Testimony of Elizabeth Bacon — DC Council Education Committee DCPS Budget Oversight Hearing — April 27, 2017

Thank you to the Committee for your commitment to hearing public voices in the oversight of our public schools. I am a Ward 6 public schools parent with one child at School Within School and another at Stuart-Hobson Middle School.

Today, I want to testify through the lenses of fiscal responsibility and transparency.

I believe it’s fiscally responsible to put more money into schools – into programming and into our school buildings. I believe it’s fiscally responsible to use part of the city’s enormous surplus on our schools.

But it’s not responsible to give the wealthiest DC residents a tax cut at the expense of schools.

Our city is booming. So much development everywhere, much of it in high-end condo buildings and expensive sports stadiums but some in family-oriented spending, like library renovations and parks and safer streets.

BUT WHERE IS THE EQUAL COMMITMENT TO OUR ALL OUR SCHOOLS? And to the health and safety of the environments for our teachers and students?

At so many of past oversight hearings, we’ve heard about the broken process to fix schools — not just modernize them. Today, I bring examples of that broken process from one teacher at SWS:

In my first year of teaching as I lay the children down to sleep on their mats I watched in disgust as small mice would run by the sleeping children with little to no recourse in preventing it. In my second year the AC unit above my room leaked ruining materials and destroying ceiling tiles. My third year I saw DGS take off the locks to our doors so we were no longer able to successfully fulfill our mandated active shooter drills. Imagine knowing that fact and having to assure parents and children that they are safe. To this day, I still have no locks on my door. In my fourth year we had lead in our drinking water, a gas leak, a small fire. This year, we had 90-degree classroosm for weeks on end and continue to battle with rats.

As a highly effective teacher, I’ve risen above the despicable conditions DCPS has continued to neglect but this is no way to treat your teachers and especially not your students.

Earlier this week, we heard Councilmember Allen’s and Chairman Grosso’s support for spending surplus dollars on our school buildings — rather than prioritizing tax cuts. We applaud our council members who are prioritizing our public schools over tax cuts.

I turn now to fiscal responsibility and transparency of the at-risk funds.

Even though we’re far beyond using at-risk funds as “happiness money” (the Proving What’s Possible model) money, the use of at-risk funds is still not aligned with the law — used “for the purpose of improving student achievement among at-risk students” and “shall not supplant any Formula, federal, or other funds to which the school is entitled” — and it’s still not transparent to principals, LSATs, and parents how at-risk funds allocated, and how much is allocated.

Mary Levy and the DC Fiscal Policy Institute has done an incredible amount of digging into the use of at-risk funds at every school. Their analysis shows that about half of the at-risk funds are being used to supplant core functions that school budgets should be paying for otherwise.

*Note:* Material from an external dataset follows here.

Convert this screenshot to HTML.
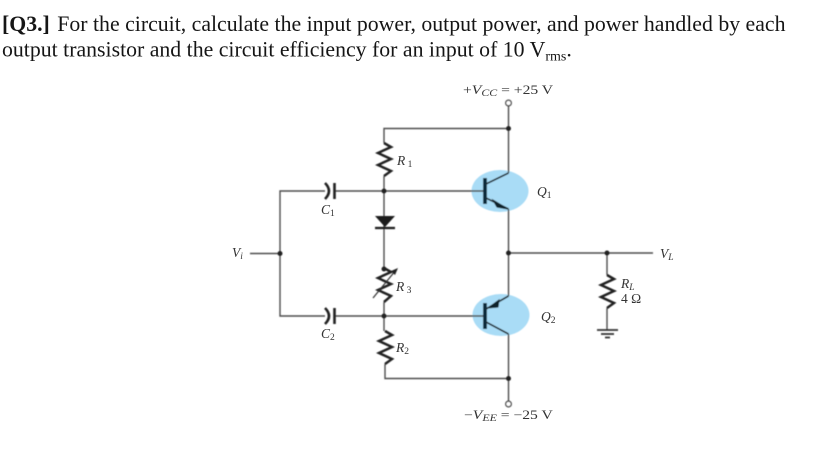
<!DOCTYPE html>
<html><head><meta charset="utf-8"><style>
html,body{margin:0;padding:0;background:#fff;width:820px;height:475px;overflow:hidden}
svg{display:block;position:absolute;left:0;top:0}
.t{font-family:"Liberation Serif",serif;font-size:21.8px;fill:#151515}
.l{font-family:"Liberation Serif",serif;fill:#333;font-size:13.500px}
.i{font-style:italic}
.w{fill:none;stroke:#4d4d4d;stroke-width:1.4}
.z{fill:none;stroke:#222;stroke-width:2.5;stroke-linejoin:miter}
.k{fill:none;stroke:#1f2a30;stroke-width:1.6}
</style></head><body>
<svg width="820" height="475" viewBox="0 0 820 475" xmlns="http://www.w3.org/2000/svg">
<defs><filter id="b" x="-5%" y="-5%" width="110%" height="110%"><feGaussianBlur stdDeviation="0.45"/></filter></defs>
<text class="t" x="2" y="31"><tspan font-weight="bold">[Q3.]</tspan><tspan dx="2"> For the circuit, calculate the input power, output power, and power handled by each</tspan></text>
<text class="t" x="2" y="56.500">output transistor and the circuit efficiency for an input of 10 V<tspan font-size="14" dy="4">rms</tspan><tspan dy="-4">.</tspan></text>

<g filter="url(#b)">
<ellipse cx="500" cy="191" rx="28.500" ry="21" fill="#a9dcf6"/>
<ellipse cx="501" cy="315" rx="28.500" ry="21" fill="#a9dcf6"/>

<path class="w" d="M508.500 106V173M508.500 209V296M508.500 334V401"/>
<path class="w" d="M384 143V128.500H508.500"/>
<path class="w" d="M384 176V268M384 302V331M385 364V378.500H508.500"/>
<path class="w" d="M325 191H280V316H325M335 191H485M335 316H485"/>
<path class="w" d="M250 253.500H280"/>
<path class="w" d="M508.500 253H653"/>
<path class="w" d="M607 253V275M607 308V330"/>

<circle cx="508.500" cy="103" r="2.800" fill="#fff" stroke="#444" stroke-width="1.300"/>
<circle cx="508.500" cy="404" r="2.800" fill="#fff" stroke="#444" stroke-width="1.300"/>
<g fill="#222">
<circle cx="508.500" cy="128.500" r="2.500"/><circle cx="384" cy="191" r="2.500"/><circle cx="280" cy="253.500" r="2.500"/>
<circle cx="384" cy="269" r="2.500"/><circle cx="384" cy="316" r="2.500"/><circle cx="508.500" cy="378.500" r="2.500"/>
<circle cx="508.500" cy="253" r="2.500"/><circle cx="607" cy="253" r="2.500"/>
</g>

<path class="z" d="M384 143L391 147L378 153L391 159L378 165L391 171L384 176"/>
<path class="z" d="M384 268L391 272L378 278L391 284L378 290L391 296L384 302"/>
<path class="z" d="M385 331L392 335L379 341L392 347L379 353L392 359L385 364"/>
<path class="z" d="M607 275L614 279L601 285L614 291L601 297L614 303L607 308"/>
<path d="M373 298L396 270" fill="none" stroke="#333" stroke-width="1.200"/>
<path d="M398 268L391 271L395 275Z" fill="#222"/>

<path d="M325 183Q333 191 325 199" fill="none" stroke="#222" stroke-width="2.600"/>
<path d="M325 308Q333 316 325 324" fill="none" stroke="#222" stroke-width="2.600"/>
<path d="M334.500 183V199M334.500 308V324" stroke="#222" stroke-width="2.600"/>

<path d="M375 216H395L385 227Z" fill="#1c1c1c"/>
<path d="M375 228H395" stroke="#1c1c1c" stroke-width="2.200"/>

<path d="M485 178V204M485 303V329" stroke="#0f2a3a" stroke-width="3.800"/>
<path class="k" d="M486 184L508.500 173M486 198L508.500 209M486 309L508.500 296M486 322L508.500 334"/>
<path d="M508 209L493 200L497 207Z" fill="#10222c" stroke="#10222c" stroke-width="1"/>
<path d="M488 308L499 300L498 307Z" fill="#10222c" stroke="#10222c" stroke-width="1"/>

<path d="M597 330H618" stroke="#333" stroke-width="1.800"/>
<path d="M601 334H614" stroke="#333" stroke-width="1.800"/>
<path d="M605 337.500H610" stroke="#333" stroke-width="1.800"/>
</g>

<text class="l" transform="translate(463,94) scale(1.25,1)" style="font-size:12.5px">+<tspan class="i">V</tspan><tspan class="i" font-size="9.500" dy="2">CC</tspan><tspan dy="-2"> = +25 V</tspan></text>
<text class="l" transform="translate(464,419) scale(1.25,1)" style="font-size:12.5px">−<tspan class="i">V</tspan><tspan class="i" font-size="9.500" dy="2">EE</tspan><tspan dy="-2"> = −25 V</tspan></text>
<text class="l i" x="397" y="165">R<tspan font-size="9.500" font-style="normal" dy="2"> 1</tspan></text>
<text class="l i" x="396" y="291">R<tspan font-size="9.500" font-style="normal" dy="2"> 3</tspan></text>
<text class="l i" x="396" y="352">R<tspan font-size="9.500" font-style="normal" dy="2">2</tspan></text>
<text class="l i" x="321" y="214">C<tspan font-size="9.500" font-style="normal" dy="2">1</tspan></text>
<text class="l i" x="321" y="338">C<tspan font-size="9.500" font-style="normal" dy="2">2</tspan></text>
<text class="l i" x="232" y="257">V<tspan font-size="9.500" dy="2">i</tspan></text>
<text class="l i" x="537" y="196">Q<tspan font-size="9.500" font-style="normal" dy="2">1</tspan></text>
<text class="l i" x="541" y="321">Q<tspan font-size="9.500" font-style="normal" dy="2">2</tspan></text>
<text class="l i" x="660" y="258">V<tspan font-size="9.500" dy="2">L</tspan></text>
<text class="l i" x="621" y="288">R<tspan font-size="9.500" dy="2">L</tspan></text>
<text class="l" x="621" y="303">4 Ω</text>
</svg>
</body></html>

As a parent consumer of school budgets, it’s not transparent how much each school is actually receiving in at-risk funds or how those funds are being used.

In the budget allocation worksheets, it’s impossible to tell where the at-risk funds are going. SWS’ and Watkins’ budget has a line item for “At Risk Funds” (although Watkins At-Risk Funds line item is $1), but Stuart-Hobson and Eliot-Hine do not. Is this because DCPS has already allocated that money for these middle schools – in core staffing or in art, music, PE, and science supplies and “Socio-Emotional Support Funds”? How do we know?

To make matters more opaque: the total at-risk funds listed that each school receives doesn’t follow a consistent formula. Of the 4 schools I looked at in Ward 6, each received less than what should be allocated according to the DCPS formula of $2,152 per at-risk student (as calculated by DC Fiscal Policy Institute based on the DCPS at-risk weight) and none received the same per pupil amount.

Here are my back-of-the-envelope calculations comparing several school’s initial allocations (because the final budgets aren’t yet publicly available, but we’re still having a budget oversight hearing!):

School Total received as listed in initial allocation worksheet Number of at-risk students Per student amount calculated based on total shown on worksheet Total amount that would be allocated if calculated according to formula in the DCPS budget guide (base of $9827 x at-risk weight of .219 = $2,152 per at-risk student) Difference
SWS 44,800 22.7 1,973 46,698 -1,898
Watkins 229,600 118.72 1933 255,485 -25,885
Eliot-Hine 293,800 150.52 1951 323,919 -30,119
Stuart-Hobson 264,100 147.56 1789 317,549 -53,449

The at-risk funds are a crucial resource in schools’ toolboxes to level the playing field for all of our students. But schools still cannot take full advantage of this resources as long as allocations aren’t consistent, don’t supplant school budgets, and aren’t transparent.

Thank you for the opportunity to testify today.